This is the Rig i am planning and as a sugestion in my othere post I think it will be good to get some water cooling in the system big enugh case and i think its about time i do my first water cooling Loop . 6gb 1600Mhz 9-9-9-24 ram 750w corsair Nice power suplies all i read about them is BUY BUY Corsair 800D PSU Lite on blue ray/ dvd 2Gb xfx 5970 intel i7 930 GA-x58-ud3r 120 gb ocz RevoDrive Price is at £1.737 Thats the rig i got 2000 to play with and just need the water cooling now but i know nothing i am sure i will be fine putting it in I just need the componants to do it. It will be a great great help.
I would highly recommend you take a look at cooling configurator, you can create a virtual loop and it will help you detemine what parts would fit your hardware. Site run by EK, so expect only EK blocks. Hope that helps. 1Thing you will want to make sure of is to try and keep all your water blocks as the same material (ie copper only) to prevent any cross metal contamination/corrsosion.

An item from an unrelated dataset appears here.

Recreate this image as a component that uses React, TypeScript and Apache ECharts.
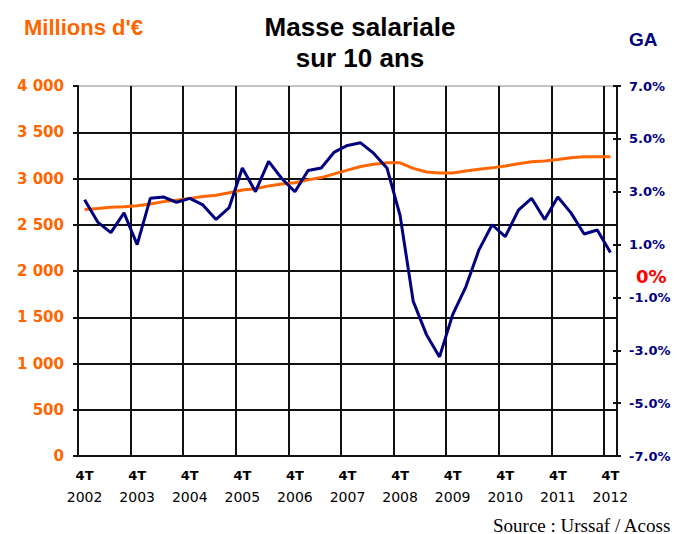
import React, { useEffect, useRef } from 'react';
import * as echarts from 'echarts';

const quarters = [
  '4T 2002',
  '1T 2003', '2T 2003', '3T 2003', '4T 2003',
  '1T 2004', '2T 2004', '3T 2004', '4T 2004',
  '1T 2005', '2T 2005', '3T 2005', '4T 2005',
  '1T 2006', '2T 2006', '3T 2006', '4T 2006',
  '1T 2007', '2T 2007', '3T 2007', '4T 2007',
  '1T 2008', '2T 2008', '3T 2008', '4T 2008',
  '1T 2009', '2T 2009', '3T 2009', '4T 2009',
  '1T 2010', '2T 2010', '3T 2010', '4T 2010',
  '1T 2011', '2T 2011', '3T 2011', '4T 2011',
  '1T 2012', '2T 2012', '3T 2012', '4T 2012',
];

// Masse salariale (millions d'euros)
const masseSalariale = [
  2665, 2675, 2690, 2695, 2705, 2725, 2750, 2765, 2785, 2805,
  2820, 2845, 2875, 2890, 2920, 2940, 2955, 2985, 3010, 3050,
  3090, 3130, 3155, 3170, 3170, 3110, 3070, 3060, 3060, 3080,
  3100, 3115, 3135, 3160, 3180, 3190, 3205, 3225, 3235, 3235, 3235,
];

// Glissement annuel (%)
const glissementAnnuel = [
  2.7, 1.85, 1.45, 2.2, 1.0, 2.75, 2.8, 2.6, 2.75, 2.5,
  1.95, 2.4, 3.9, 3.0, 4.15, 3.5, 3.0, 3.8, 3.9, 4.5,
  4.75, 4.85, 4.45, 3.9, 2.1, -1.15, -2.4, -3.25, -1.65, -0.6,
  0.8, 1.75, 1.3, 2.3, 2.75, 1.95, 2.8, 2.2, 1.4, 1.55, 0.7,
];

const leftMin = 0;
const leftMax = 4000;
const leftStep = 500;
const rightMin = -7;
const rightMax = 7;
const rightStep = 2;

const ORANGE = '#FF6600';
const NAVY = '#000080';

export default function App() {
  const ref = useRef<HTMLDivElement>(null);
  useEffect(() => {
    const chart = echarts.init(ref.current as HTMLDivElement, null, { renderer: 'svg' });
    const splitColors = ['#111', '#111', '#111', '#111', '#111', '#111', '#111', '#111', '#c4c4c4'];
    chart.setOption({
      animation: false,
      backgroundColor: '#fff',
      grid: { left: 78, right: 63, top: 86, bottom: 78 },
      xAxis: {
        type: 'category',
        data: quarters,
        boundaryGap: true,
        axisLine: { onZero: false, lineStyle: { color: '#111', width: 2 } },
        axisTick: { interval: 3, length: 5, lineStyle: { color: '#111', width: 2 } },
        splitLine: { show: true, interval: 3, lineStyle: { color: '#111', width: 2 } },
        axisLabel: {
          interval: 3,
          margin: 8,
          formatter: (v: string) => {
            const parts = v.split(' ');
            return '{a|' + parts[0] + '}\n{b|' + parts[1] + '}';
          },
          rich: {
            a: { fontFamily: 'DejaVu Sans', fontWeight: 'bold', fontSize: 13, lineHeight: 22, color: '#000' },
            b: { fontFamily: 'DejaVu Sans', fontSize: 14, lineHeight: 22, color: '#000' },
          },
        },
      },
      yAxis: [
        {
          type: 'value',
          position: 'left',
          min: leftMin,
          max: leftMax,
          interval: leftStep,
          axisLine: { show: true, lineStyle: { color: '#111', width: 2 } },
          axisTick: { show: true, length: 5, lineStyle: { color: '#111', width: 2 } },
          splitLine: { show: true, lineStyle: { color: splitColors, width: 2 } },
          axisLabel: {
            margin: 14,
            color: ORANGE,
            fontFamily: 'DejaVu Sans',
            fontWeight: 'bold',
            fontSize: 15,
            formatter: (v: number) => {
              const s = String(Math.round(v));
              return s.length > 3 ? s.slice(0, s.length - 3) + ' ' + s.slice(-3) : s;
            },
          },
        },
        {
          type: 'value',
          position: 'right',
          min: rightMin,
          max: rightMax,
          interval: rightStep,
          axisLine: { show: true, lineStyle: { color: '#111', width: 2 } },
          axisTick: { show: true, length: 4, lineStyle: { color: '#111', width: 2 } },
          splitLine: { show: false },
          axisLabel: {
            margin: 12,
            color: NAVY,
            fontFamily: 'DejaVu Sans',
            fontWeight: 'bold',
            fontSize: 13,
            formatter: (v: number) => v.toFixed(1) + '%',
          },
        },
        {
          type: 'value',
          position: 'right',
          min: rightMin,
          max: rightMax,
          interval: rightStep,
          axisLine: { show: false },
          axisTick: { show: true, inside: true, length: 4, lineStyle: { color: '#111', width: 2 } },
          splitLine: { show: false },
          axisLabel: { show: false },
        },
      ],
      series: [
        {
          type: 'line',
          name: 'Masse salariale',
          yAxisIndex: 0,
          data: masseSalariale,
          symbol: 'none',
          lineStyle: { color: ORANGE, width: 3 },
          itemStyle: { color: ORANGE },
        },
        {
          type: 'line',
          name: 'GA',
          yAxisIndex: 1,
          data: glissementAnnuel,
          symbol: 'none',
          lineStyle: { color: NAVY, width: 3 },
          itemStyle: { color: NAVY },
        },
      ],
      graphic: [
        {
          type: 'text',
          x: 360,
          y: 27,
          style: {
            text: 'Masse salariale',
            fill: '#000',
            font: 'bold 26px "Liberation Sans"',
            align: 'center',
            verticalAlign: 'middle',
          },
        },
        {
          type: 'text',
          x: 360,
          y: 58,
          style: {
            text: 'sur 10 ans',
            fill: '#000',
            font: 'bold 26px "Liberation Sans"',
            align: 'center',
            verticalAlign: 'middle',
          },
        },
        {
          type: 'text',
          x: 24,
          y: 27,
          style: {
            text: "Millions d'€",
            fill: ORANGE,
            font: 'bold 22px "Liberation Sans"',
            verticalAlign: 'middle',
          },
        },
        {
          type: 'text',
          x: 629,
          y: 39,
          style: {
            text: 'GA',
            fill: NAVY,
            font: 'bold 19px "Liberation Sans"',
            verticalAlign: 'middle',
          },
        },
        {
          type: 'text',
          x: 636,
          y: 276,
          style: {
            text: '0%',
            fill: '#FF0000',
            font: 'bold 18px "DejaVu Sans"',
            verticalAlign: 'middle',
          },
        },
        {
          type: 'text',
          x: 493,
          y: 525,
          style: {
            text: 'Source : Urssaf / Acoss',
            fill: '#000',
            font: '19px "Liberation Serif"',
            verticalAlign: 'middle',
          },
        },
      ],
    });
    return () => chart.dispose();
  }, []);
  return (
    <div
      ref={ref}
      style={{ position: 'fixed', left: 0, top: 0, width: 680, height: 534, background: '#fff' }}
    />
  );
}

I'd suggest running a seperate CPU and GPU loop considering the Corsair case can't fit a huge radiator like some cases. For the CPU loop, I would strongly advise having a 360mm radiator in the top with scythe Gentle typhoon 1850rpm fans fitted. You should then add in the swiftech mcp 655 pump for maximum flow rates, and probably 1/2" ID 3/4" OD tubing. As for the CPU waterblock, you can't go wrong with either an Apogee XT or Heatkiller 3.0. You can then choose whether to have a 5.25" drive bay reservoir, EK multi option cylindrical reservoir or perhaps even a simple T-line. For the GPU loop, you can fit a 240mm radiator in the bottom area of the 800D, again with the Scythe Gentle Typhoon fans. Because of the potentially massive vibrations coming from using another MCP 655 pump, a DDC pump would definitely do the job for the small loop and would take up far less space. You can then pick up any 5970 waterblock and install it, but I would suggest looking at the EK FC5970 and Razor 5970 blocks especially. For the reservoir, you have the same choices as before. For a build like this, I would suggest buying 2 litres of coolant just to be safe, as well as using compression fittings when possible. I have no idea whether that helps or makes you more confused, but thats what I would do in this situation.
What shocker said, but I would switch the 360 and the 240mm rads round, so the 5970 is being cooled by the 360mm rad. Oh, and maybe make it 3 or 4 litres of coolant, my loop, only a CPU and 120+240mm rad uses just over 1 litre.
A 240mm radiator can't handle the high temperatures of a 4GHz core i7 like that of a 360mm, so I think its a better idea having the best possible cooling on the CPU. Even with a smallish radiator, the load temperatures of the 5970 are going to be in the region of 30-40c cooler than that of stock cooling, which is more than enough to overclock the card and keep it well under 60c.